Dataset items
⟨
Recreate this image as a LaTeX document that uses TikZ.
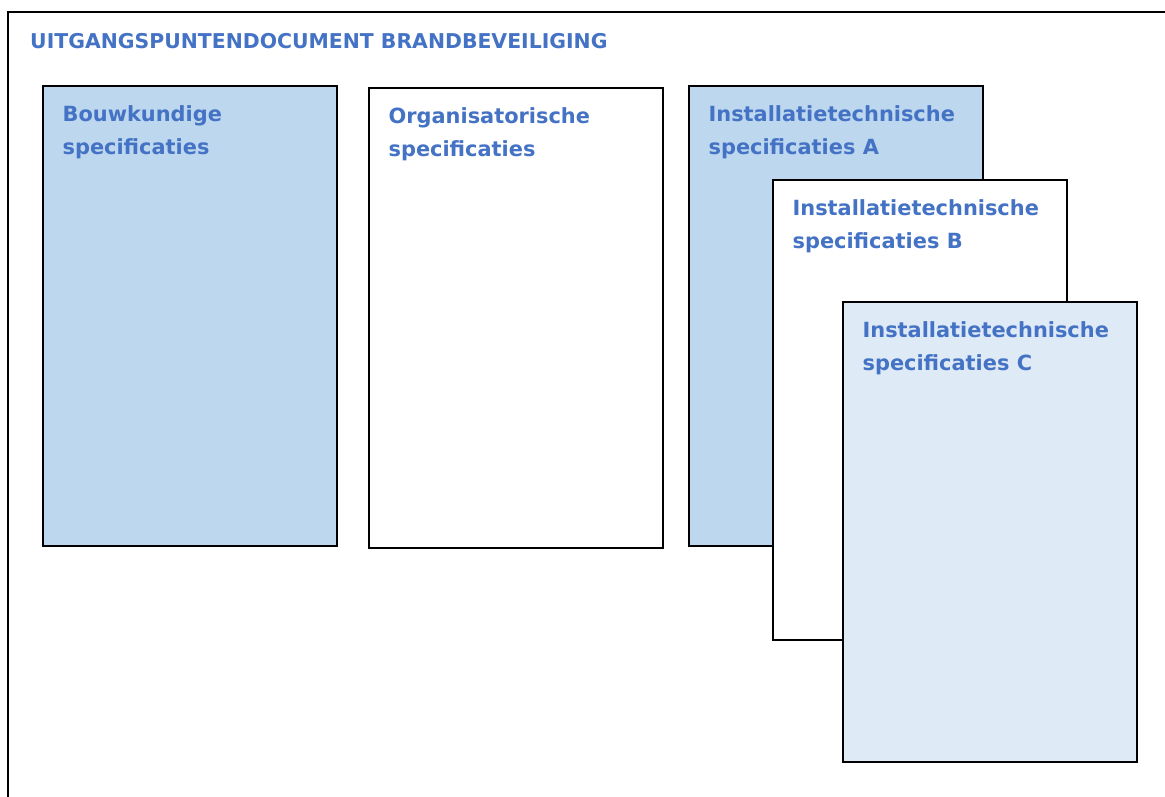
\documentclass[tikz,border=0pt]{standalone}
\usepackage{fontspec}
\setmainfont{DejaVu Sans}
\usetikzlibrary{positioning}
\usepackage{xcolor}
\definecolor{specblue}{HTML}{BDD7EE}
\definecolor{speclight}{HTML}{DEEAF6}
\definecolor{spectext}{HTML}{4472C4}

\begin{document}
\begin{tikzpicture}[x=1pt, y=-1pt,
    specbox/.style={
        rectangle,
        draw=black,
        line width=1.2pt,
        minimum width=294pt,
        minimum height=460pt,
        inner sep=0pt
    },
    spectitle/.style={
        anchor=base west,
        inner sep=0pt,
        align=left,
        text=spectext,
        font=\fontsize{20.9}{33}\selectfont\bfseries
    }
]
    \clip (0,0) rectangle (1165,797);
    \fill[white] (0,0) rectangle (1165,797);

    %frame
    \draw[line width=2.5pt] (8,830) -- (8,12) -- (1200,12);

    \node (document_title) [spectitle, font=\fontsize{20.4}{33}\selectfont\bfseries, shift={(30, 49)}]
    {
        UITGANGSPUNTENDOCUMENT BRANDBEVEILIGING
    };

    %boxes and texts (last line baseline is the node base)
    \node (bouwkundig_box) [specbox, fill=specblue, shift={(190, 316)}] {};
    \node (bouwkundig_txt) [spectitle] at ([shift={(20, 69)}]bouwkundig_box.north west)
    {
        Bouwkundige\\specificaties
    };

    \node (organisatorisch_box) [specbox, fill=white, shift={(516, 318)}] {};
    \node (organisatorisch_txt) [spectitle] at ([shift={(20, 69)}]organisatorisch_box.north west)
    {
        Organisatorische\\specificaties
    };

    \node (installatie_a_box) [specbox, fill=specblue, shift={(836, 316)}] {};
    \node (installatie_a_txt) [spectitle] at ([shift={(20, 69)}]installatie_a_box.north west)
    {
        Installatietechnische\\specificaties A
    };

    \node (installatie_b_box) [specbox, fill=white, shift={(920, 410)}] {};
    \node (installatie_b_txt) [spectitle] at ([shift={(20, 69)}]installatie_b_box.north west)
    {
        Installatietechnische\\specificaties B
    };

    \node (installatie_c_box) [specbox, fill=speclight, shift={(990, 532)}] {};
    \node (installatie_c_txt) [spectitle] at ([shift={(20, 69)}]installatie_c_box.north west)
    {
        Installatietechnische\\specificaties C
    };

\end{tikzpicture}
\end{document}
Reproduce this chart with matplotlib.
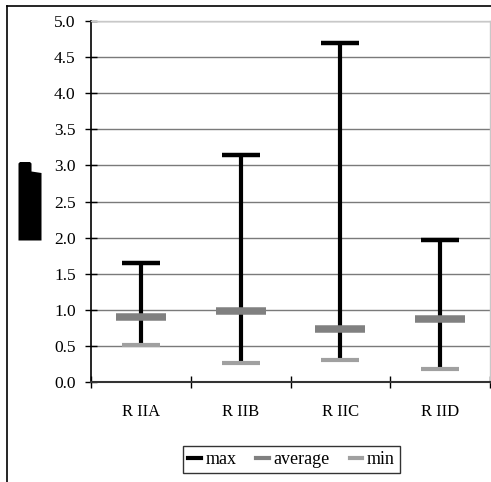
⟩
Set exercise
Copy every line of the records above that contains "this".

The response
Recreate this image as a LaTeX document that uses TikZ.
Reproduce this chart with matplotlib.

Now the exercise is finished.